▶ [Written exercise]: Retype exactly the lines from the first one through the line with "import pandas as pd", including both ends; skip any pictures.

━━━ Records for this exercise

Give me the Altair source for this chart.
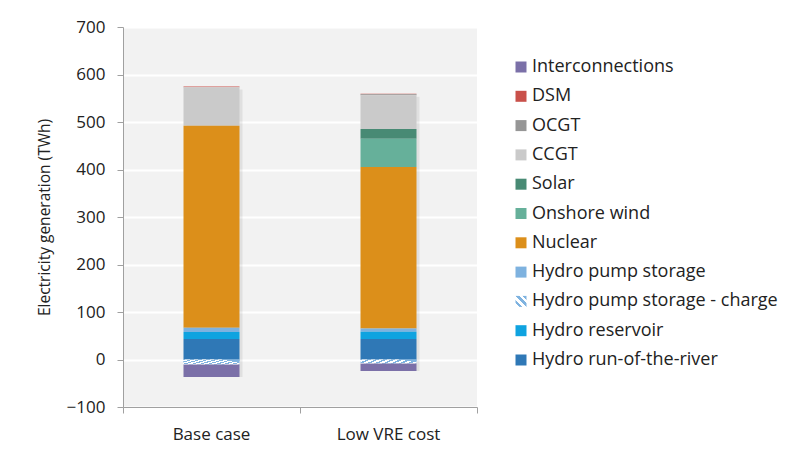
import altair as alt
import pandas as pd

scenarios = ["Base case", "Low VRE cost"]
series = ["Interconnections", "DSM", "OCGT", "CCGT", "Solar", "Onshore wind", "Nuclear",
          "Hydro pump storage", "Hydro pump storage - charge", "Hydro reservoir",
          "Hydro run-of-the-river"]
base_case = [-27, 2, 0, 81, 0, 0, 425, 9, -10, 15, 43]
low_vre = [-16, 1, 2, 71, 21, 59, 340, 7, -8, 15.5, 43]
colors = ["#7b70a8", "#c9504a", "#969696", "#cacaca", "#488a74", "#66b09a", "#dc8f1a",
          "#7eb2df", "#bcd7ef", "#0fa3e0", "#2f78b6"]
stack_order = ["Hydro run-of-the-river", "Hydro reservoir", "Hydro pump storage",
               "Hydro pump storage - charge", "Interconnections", "Nuclear", "Onshore wind",
               "Solar", "CCGT", "OCGT", "DSM"]

rows = []
for sc, vals in zip(scenarios, [base_case, low_vre]):
    for s, v in zip(series, vals):
        rows.append({"scenario": sc, "series": s, "value": v, "ord": stack_order.index(s)})
df = pd.DataFrame(rows)

FONT = "Open Sans"
HATCH_BLUE = "#7fb3e0"


def stripe_stops(n, frac_white=0.55):
    st = []
    for k in range(n):
        a = k / n
        m = (k + frac_white) / n
        b = (k + 1) / n
        st += [{"offset": a, "color": "#ffffff"}, {"offset": m, "color": "#ffffff"},
               {"offset": m, "color": HATCH_BLUE}, {"offset": b, "color": HATCH_BLUE}]
    return st


# hatch-like gradient for the charge segment in the bars
hatch = {"gradient": "linear", "x1": 0, "y1": 1, "x2": 1, "y2": 0.6, "stops": stripe_stops(8)}

# hatch-like gradient for the legend symbol (via an expression in the colour range)
leg_stops = ",".join("{offset:%g,color:'%s'}" % (s["offset"], s["color"]) for s in stripe_stops(3, 0.5))
leg_expr = "{gradient:'linear',x1:0,y1:1,x2:1,y2:0,stops:[%s]}" % leg_stops
range_vals = [c if s != "Hydro pump storage - charge" else alt.ExprRef(expr=leg_expr)
              for s, c in zip(series, colors)]

x_enc = alt.X("scenario:N", sort=scenarios, title=None,
              scale=alt.Scale(paddingInner=0, paddingOuter=0),
              axis=alt.Axis(labelAngle=0, labelFont=FONT, labelFontSize=17, labelColor="#222",
                            labelPadding=13, domainColor="#a0a0a0", tickColor="#a0a0a0",
                            tickSize=6, bandPosition=1, tickExtra=True, grid=False))

y_scale = alt.Scale(domain=[-100, 700], nice=False)

shadow = alt.Chart(df).transform_calculate(
    pos="max(datum.value, 0)", neg="min(datum.value, 0)"
).transform_aggregate(
    p="sum(pos)", q="sum(neg)", groupby=["scenario"]
).mark_bar(size=56, color="#000000", opacity=0.07, xOffset=3, yOffset=3).encode(
    x=x_enc,
    y=alt.Y("p:Q", scale=y_scale),
    y2="q:Q",
)

bars = alt.Chart(df).mark_bar(size=56).encode(
    x=x_enc,
    y=alt.Y("sum(value):Q", stack="zero", scale=y_scale,
            title="Electricity generation (TWh)",
            axis=alt.Axis(values=list(range(-100, 701, 100)), labelFont=FONT, labelFontSize=17,
                          labelColor="#222", titleFont=FONT, titleFontSize=15.5,
                          titleFontWeight="normal", titleColor="#222", titlePadding=14,
                          domainColor="#a0a0a0", tickColor="#a0a0a0", tickSize=6,
                          labelPadding=12, gridColor="#ffffff", gridWidth=2)),
    color=alt.Color("series:N", scale=alt.Scale(domain=series, range=range_vals),
                    legend=alt.Legend(title=None, orient="none", legendX=389, legendY=31,
                                      labelFont=FONT, labelFontSize=18, labelColor="#222",
                                      symbolType="square", symbolSize=121, labelOffset=2,
                                      symbolStrokeWidth=0, rowPadding=11.3, labelLimit=400)),
    order=alt.Order("ord:Q"),
)

charge = alt.Chart(df).transform_filter(
    alt.datum.series == "Hydro pump storage - charge"
).mark_bar(size=56, fill=hatch).encode(
    x=x_enc,
    y=alt.Y("value:Q", scale=y_scale),
    y2=alt.datum(0),
)

chart = alt.layer(shadow, bars, charge).properties(
    width=354, height=380,
    padding={"left": 115, "top": 19, "right": 320, "bottom": 42},
    autosize=alt.AutoSizeParams(type="none"),
    background="#ffffff",
).configure_view(fill="#f2f2f2", stroke=None)

chart.save("out.html", embed_options={"renderer": "svg", "actions": False})
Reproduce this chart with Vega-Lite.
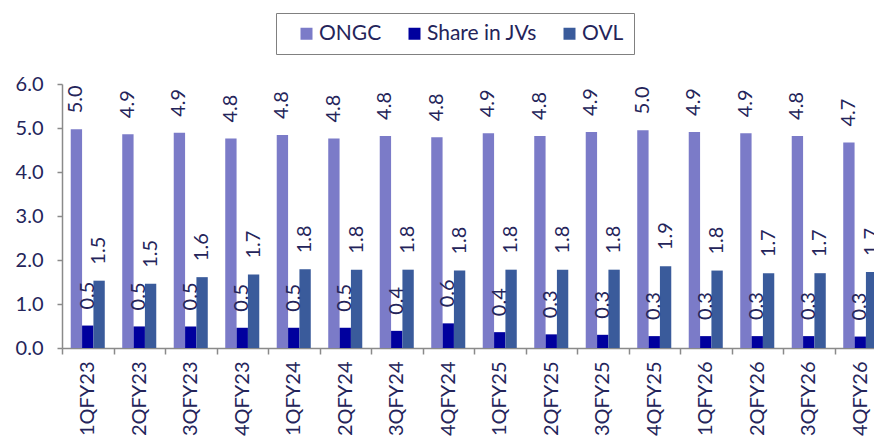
{
  "$schema": "https://vega.github.io/schema/vega-lite/v6.json",
  "autosize": {"type": "none"},
  "width": 812,
  "height": 264,
  "padding": {"left": 62, "top": 84, "right": 0, "bottom": 91},
  "background": "white",
  "config": {
    "view": {"stroke": null},
    "font": "Lato",
    "axis": {"labelFont": "Lato", "labelColor": "#24245a", "domainColor": "#8a8a8a", "tickColor": "#8a8a8a", "domainWidth": 1.5, "tickWidth": 1.5},
    "legend": {"labelFont": "Lato"}
  },
  "data": {
    "values": [
      {"q": "1QFY23", "s": "ONGC", "v": 4.97}, {"q": "1QFY23", "s": "Share in JVs", "v": 0.51}, {"q": "1QFY23", "s": "OVL", "v": 1.53},
      {"q": "2QFY23", "s": "ONGC", "v": 4.86}, {"q": "2QFY23", "s": "Share in JVs", "v": 0.49}, {"q": "2QFY23", "s": "OVL", "v": 1.46},
      {"q": "3QFY23", "s": "ONGC", "v": 4.89}, {"q": "3QFY23", "s": "Share in JVs", "v": 0.49}, {"q": "3QFY23", "s": "OVL", "v": 1.61},
      {"q": "4QFY23", "s": "ONGC", "v": 4.76}, {"q": "4QFY23", "s": "Share in JVs", "v": 0.46}, {"q": "4QFY23", "s": "OVL", "v": 1.67},
      {"q": "1QFY24", "s": "ONGC", "v": 4.84}, {"q": "1QFY24", "s": "Share in JVs", "v": 0.46}, {"q": "1QFY24", "s": "OVL", "v": 1.79},
      {"q": "2QFY24", "s": "ONGC", "v": 4.76}, {"q": "2QFY24", "s": "Share in JVs", "v": 0.46}, {"q": "2QFY24", "s": "OVL", "v": 1.78},
      {"q": "3QFY24", "s": "ONGC", "v": 4.82}, {"q": "3QFY24", "s": "Share in JVs", "v": 0.39}, {"q": "3QFY24", "s": "OVL", "v": 1.78},
      {"q": "4QFY24", "s": "ONGC", "v": 4.79}, {"q": "4QFY24", "s": "Share in JVs", "v": 0.56}, {"q": "4QFY24", "s": "OVL", "v": 1.76},
      {"q": "1QFY25", "s": "ONGC", "v": 4.88}, {"q": "1QFY25", "s": "Share in JVs", "v": 0.36}, {"q": "1QFY25", "s": "OVL", "v": 1.78},
      {"q": "2QFY25", "s": "ONGC", "v": 4.82}, {"q": "2QFY25", "s": "Share in JVs", "v": 0.31}, {"q": "2QFY25", "s": "OVL", "v": 1.78},
      {"q": "3QFY25", "s": "ONGC", "v": 4.91}, {"q": "3QFY25", "s": "Share in JVs", "v": 0.30}, {"q": "3QFY25", "s": "OVL", "v": 1.78},
      {"q": "4QFY25", "s": "ONGC", "v": 4.95}, {"q": "4QFY25", "s": "Share in JVs", "v": 0.27}, {"q": "4QFY25", "s": "OVL", "v": 1.86},
      {"q": "1QFY26", "s": "ONGC", "v": 4.91}, {"q": "1QFY26", "s": "Share in JVs", "v": 0.27}, {"q": "1QFY26", "s": "OVL", "v": 1.76},
      {"q": "2QFY26", "s": "ONGC", "v": 4.88}, {"q": "2QFY26", "s": "Share in JVs", "v": 0.27}, {"q": "2QFY26", "s": "OVL", "v": 1.70},
      {"q": "3QFY26", "s": "ONGC", "v": 4.82}, {"q": "3QFY26", "s": "Share in JVs", "v": 0.27}, {"q": "3QFY26", "s": "OVL", "v": 1.70},
      {"q": "4QFY26", "s": "ONGC", "v": 4.67}, {"q": "4QFY26", "s": "Share in JVs", "v": 0.26}, {"q": "4QFY26", "s": "OVL", "v": 1.73}
    ]
  },
  "encoding": {
    "x": {
      "field": "q", "type": "nominal", "sort": null,
      "scale": {"range": [0, 824], "paddingInner": 0, "paddingOuter": 0},
      "axis": {"title": null, "labelAngle": -90, "tickBand": "extent", "tickSize": 6, "labelPadding": 7, "labelFontSize": 20}
    },
    "xOffset": {"field": "s", "type": "nominal", "sort": ["ONGC", "Share in JVs", "OVL"], "scale": {"paddingInner": 0, "paddingOuter": 0.77}},
    "y": {
      "field": "v", "type": "quantitative",
      "scale": {"domain": [0, 6], "nice": false},
      "axis": {"title": null, "values": [0, 1, 2, 3, 4, 5, 6], "format": ".1f", "grid": false, "tickSize": 5, "labelPadding": 14, "labelFontSize": 20}
    }
  },
  "layer": [
    {
      "mark": {"type": "bar"},
      "encoding": {
        "color": {
          "field": "s", "type": "nominal",
          "scale": {"domain": ["ONGC", "Share in JVs", "OVL"], "range": ["#7b7bc8", "#00009e", "#3a5b9b"]},
          "legend": {
            "title": null, "orient": "none", "direction": "horizontal", "legendX": 214, "legendY": -71,
            "strokeColor": "#808080", "padding": 10, "symbolType": "square", "symbolSize": 144,
            "symbolStrokeWidth": 0, "symbolOffset": 10, "labelFontSize": 21, "labelColor": "#24245a", "columnPadding": 12, "labelOffset": 2
          }
        }
      }
    },
    {
      "mark": {"type": "text", "angle": 270, "align": "left", "baseline": "middle", "dx": 16, "fontSize": 20, "color": "#24245a"},
      "encoding": {"text": {"field": "v", "type": "quantitative", "format": ".1f"}}
    }
  ]
}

━━━━━━

▶ [Result for this task]:
Give me the Altair source for this chart.
import altair as alt
import pandas as pd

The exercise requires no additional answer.